Cryptocurrency can feel like sorcery: digital money that isn’t printed by central banks, yet holds real value. At its core are three simple ideas — blockchain, tokens, and decentralization. A blockchain is a distributed ledger, a chain of blocks where each block bundles transactions and links cryptographically to the previous one. Tokens are the digital assets that live on these ledgers: some are currencies (like Bitcoin), others represent access, ownership, or utility inside an application. Decentralization means there’s no single company controlling the system; instead, many independent nodes collectively maintain and validate the record.
Transactions look straightforward — Alice sends Bob some tokens — but several steps happen behind the scenes. First, Alice’s wallet creates a transaction and signs it with her private key, proving she authorized the transfer. The signed transaction is broadcast to the network and sits in a pool of pending transactions. Network nodes validate the transaction: checking the signature, ensuring Alice has sufficient balance, and confirming the transfer doesn’t double-spend the same coins. Validated transactions get included in a block and added to the blockchain; as more blocks build on top, the transfer gains confirmations, making it increasingly irreversible.
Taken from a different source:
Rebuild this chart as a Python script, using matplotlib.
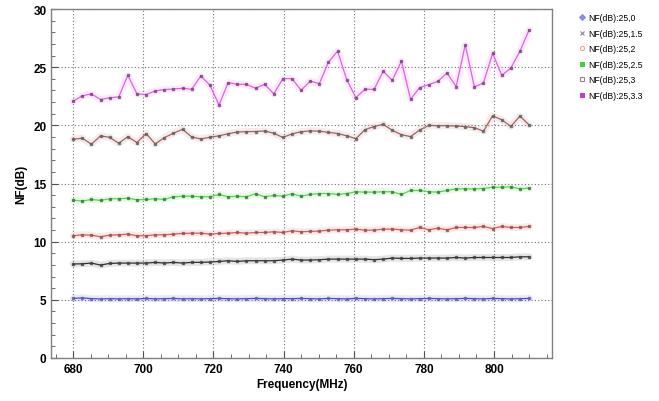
import numpy as np
import matplotlib
matplotlib.use("Agg")
import matplotlib.pyplot as plt
from matplotlib.lines import Line2D
from matplotlib.ticker import MultipleLocator

plt.rcParams['font.family'] = ['Liberation Sans', 'DejaVu Sans']

# frequency sweep (MHz)
freqs = [680, 682.6, 685.2, 687.8, 690.4, 693, 695.6, 698.2, 700.8, 703.4,
         706, 708.6, 711.2, 713.8, 716.4, 719, 721.6, 724.2, 726.8, 729.4,
         732, 734.6, 737.2, 739.8, 742.4, 745, 747.6, 750.2, 752.8, 755.4,
         758, 760.6, 763.2, 765.8, 768.4, 771, 773.6, 776.2, 778.8, 781.4,
         784, 786.6, 789.2, 791.8, 794.4, 797, 799.6, 802.2, 804.8, 807.4, 810]

nf_25_0 = [5.12, 5.17, 5.10, 5.08, 5.10, 5.08, 5.10, 5.08, 5.12, 5.08,
           5.10, 5.12, 5.08, 5.10, 5.08, 5.10, 5.12, 5.10, 5.08, 5.10,
           5.12, 5.10, 5.08, 5.10, 5.10, 5.12, 5.10, 5.08, 5.12, 5.10,
           5.08, 5.12, 5.10, 5.08, 5.10, 5.12, 5.10, 5.08, 5.10, 5.12,
           5.10, 5.08, 5.10, 5.12, 5.10, 5.08, 5.12, 5.10, 5.08, 5.10, 5.12]

nf_25_15 = [8.08, 8.10, 8.16, 7.99, 8.13, 8.16, 8.16, 8.16, 8.16, 8.22,
            8.16, 8.22, 8.16, 8.22, 8.22, 8.25, 8.30, 8.36, 8.30, 8.36,
            8.36, 8.36, 8.36, 8.42, 8.50, 8.42, 8.42, 8.45, 8.50, 8.50,
            8.50, 8.50, 8.50, 8.45, 8.50, 8.59, 8.56, 8.56, 8.59, 8.59,
            8.59, 8.59, 8.64, 8.59, 8.64, 8.64, 8.64, 8.64, 8.64, 8.70, 8.70]

nf_25_2 = [10.51, 10.59, 10.56, 10.42, 10.56, 10.59, 10.65, 10.51, 10.51, 10.59,
           10.59, 10.65, 10.71, 10.73, 10.73, 10.65, 10.71, 10.73, 10.79, 10.73,
           10.79, 10.79, 10.85, 10.79, 10.94, 10.85, 10.88, 10.91, 10.99, 11.02,
           11.02, 11.08, 10.99, 10.99, 11.08, 11.08, 11.02, 10.99, 11.22, 11.02,
           11.16, 11.02, 11.22, 11.22, 11.22, 11.31, 11.13, 11.31, 11.22, 11.22, 11.31]

nf_25_25 = [13.57, 13.49, 13.63, 13.55, 13.69, 13.69, 13.74, 13.60, 13.63, 13.69,
            13.63, 13.86, 13.91, 13.91, 13.86, 13.86, 14.06, 13.86, 13.91, 13.86,
            14.12, 13.86, 13.97, 13.91, 14.12, 13.91, 14.06, 14.14, 14.14, 14.06,
            14.14, 14.29, 14.26, 14.26, 14.29, 14.29, 14.06, 14.40, 14.40, 14.29,
            14.26, 14.40, 14.54, 14.54, 14.54, 14.57, 14.68, 14.68, 14.71, 14.54, 14.61]

nf_25_3 = [18.80, 18.90, 18.38, 19.09, 18.97, 18.46, 19.03, 18.52, 19.30, 18.40,
           18.95, 19.32, 19.66, 19.00, 18.83, 18.98, 19.10, 19.28, 19.43, 19.46,
           19.47, 19.52, 19.32, 18.96, 19.27, 19.45, 19.53, 19.50, 19.40, 19.30,
           19.10, 18.85, 19.63, 19.90, 20.09, 19.57, 19.20, 19.03, 19.60, 20.00,
           19.97, 19.97, 19.94, 19.89, 19.80, 19.50, 20.82, 20.48, 19.91, 20.80, 20.03]

nf_25_33 = [22.08, 22.54, 22.71, 22.22, 22.37, 22.45, 24.30, 22.70, 22.65, 22.96,
            23.08, 23.13, 23.19, 23.10, 24.25, 23.45, 21.74, 23.68, 23.53, 23.53,
            23.19, 23.53, 22.71, 24.02, 24.02, 23.02, 23.81, 23.59, 25.44, 26.38,
            23.93, 22.39, 23.10, 23.10, 24.64, 23.87, 25.53, 22.25, 23.25, 23.50,
            23.79, 24.50, 23.33, 26.92, 23.30, 23.65, 26.20, 24.30, 24.93, 26.38, 28.20]

labels = ['NF(dB):25,0', 'NF(dB):25,1.5', 'NF(dB):25,2',
          'NF(dB):25,2.5', 'NF(dB):25,3', 'NF(dB):25,3.3']
series = [nf_25_0, nf_25_15, nf_25_2, nf_25_25, nf_25_3, nf_25_33]
line_colors = ['#4848d8', '#303030', '#e05858', '#48e048', '#a86060', '#e060e8']
point_colors = ['#6060a0', '#404040', '#905050', '#407040', '#606060', '#804080']
# (marker, face, edge) for the legend
markers = [('D', '#8c8ce0', '#8c8ce0'), ('x', '#9080a0', '#9080a0'),
           ('o', 'none', '#f0a0a0'), ('s', '#40d040', '#40d040'),
           ('s', 'none', '#a08080'), ('s', '#c040c8', '#c040c8')]

fig = plt.figure(figsize=(6.59, 4.02), dpi=100)
ax = fig.add_axes([0.078, 0.107, 0.76, 0.868])

for y, c, pc in zip(series, line_colors, point_colors):
    ax.plot(freqs, y, color=c, lw=5, alpha=0.12, solid_capstyle='round', zorder=2)
    ax.plot(freqs, y, color=c, lw=0.9, zorder=3)
    ax.plot(freqs, y, ls='none', marker='s', ms=1.6, mfc=pc, mec=pc,
            alpha=0.75, zorder=4)

ax.set_xlim(673.8, 816.6)
ax.set_ylim(0, 30)
ax.xaxis.set_major_locator(MultipleLocator(20))
ax.xaxis.set_minor_locator(MultipleLocator(5))
ax.yaxis.set_major_locator(MultipleLocator(5))
ax.yaxis.set_minor_locator(MultipleLocator(1))
ax.tick_params(which='both', direction='in', colors='#505050', labelcolor='black',
               labelsize=8.5)
ax.tick_params(which='major', length=5)
ax.tick_params(which='minor', length=3)
for lab in ax.get_xticklabels() + ax.get_yticklabels():
    lab.set_fontweight('bold')
ax.grid(True, which='major', color='#707070', ls=(0, (1, 2)), lw=0.8)
for sp in ax.spines.values():
    sp.set_color('#808080')
    sp.set_linewidth(1.0)

ax.set_xlabel('Frequency(MHz)', fontsize=8.5, fontweight='bold', labelpad=2)
ax.set_ylabel('NF(dB)', fontsize=8.5, fontweight='bold', labelpad=4)

handles = [Line2D([], [], ls='none', marker=m, ms=3, mfc=f, mec=e, mew=0.8)
           for m, f, e in markers]
fig.legend(handles, labels, loc='upper left', bbox_to_anchor=(0.872, 0.975),
           frameon=False, fontsize=6.2, handlelength=0.6, handletextpad=0.5,
           labelspacing=0.75, borderpad=0)

fig.savefig('out.png', dpi=100)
How do decentralized networks agree on a single truth? They use consensus methods. Proof-of-Work (PoW), used by Bitcoin, relies on miners racing to solve cryptographic puzzles by repeatedly hashing block data. The first to solve gets to add the block and collect rewards. PoW secures the network by making attacks costly — tampering requires immense computational power. Proof-of-Stake (PoS) swaps energy for economic stake: validators lock up tokens, and the protocol selects stakers to propose and attest to blocks. Misbehavior can lead to slashing (losing staked funds), aligning incentives to keep the system honest. Both approaches leverage incentives and game theory to make cheating impractical.
Your keys control your crypto. A public key (and its address) is what others use to receive funds; a private key signs transactions and must be kept secret. Wallets manage these keys for you. Hot wallets are connected to the internet — convenient for frequent use but more exposed to hacks. Cold wallets, like hardware devices or paper wallets, keep keys offline and are much safer for long-term storage. Custodial services (exchanges or wallet providers) hold private keys on your behalf — easy, but you’re trusting a third party. Best practice: split holdings — keep small amounts in hot wallets for spending, and larger sums in cold storage or diversified custodial solutions with strong security.
The broader ecosystem ties everything together. Exchanges let users trade, deposit, and withdraw tokens; decentralized exchanges (DEXs) use smart contracts to automate trades without intermediaries. Smart contracts are self-executing code on blockchains, enabling decentralized finance (lending, borrowing, automated market makers), NFTs for digital ownership, and programmable escrow. Real-world uses extend further: cross-border remittances with lower fees, supply-chain provenance, tokenized real estate, and novel identity systems.
Cryptocurrency blends cryptography, economics, and distributed systems in an elegant, sometimes messy, experiment. Learn the basics, safeguard your keys, and approach new projects with curiosity and caution — the space rewards both innovation and prudence.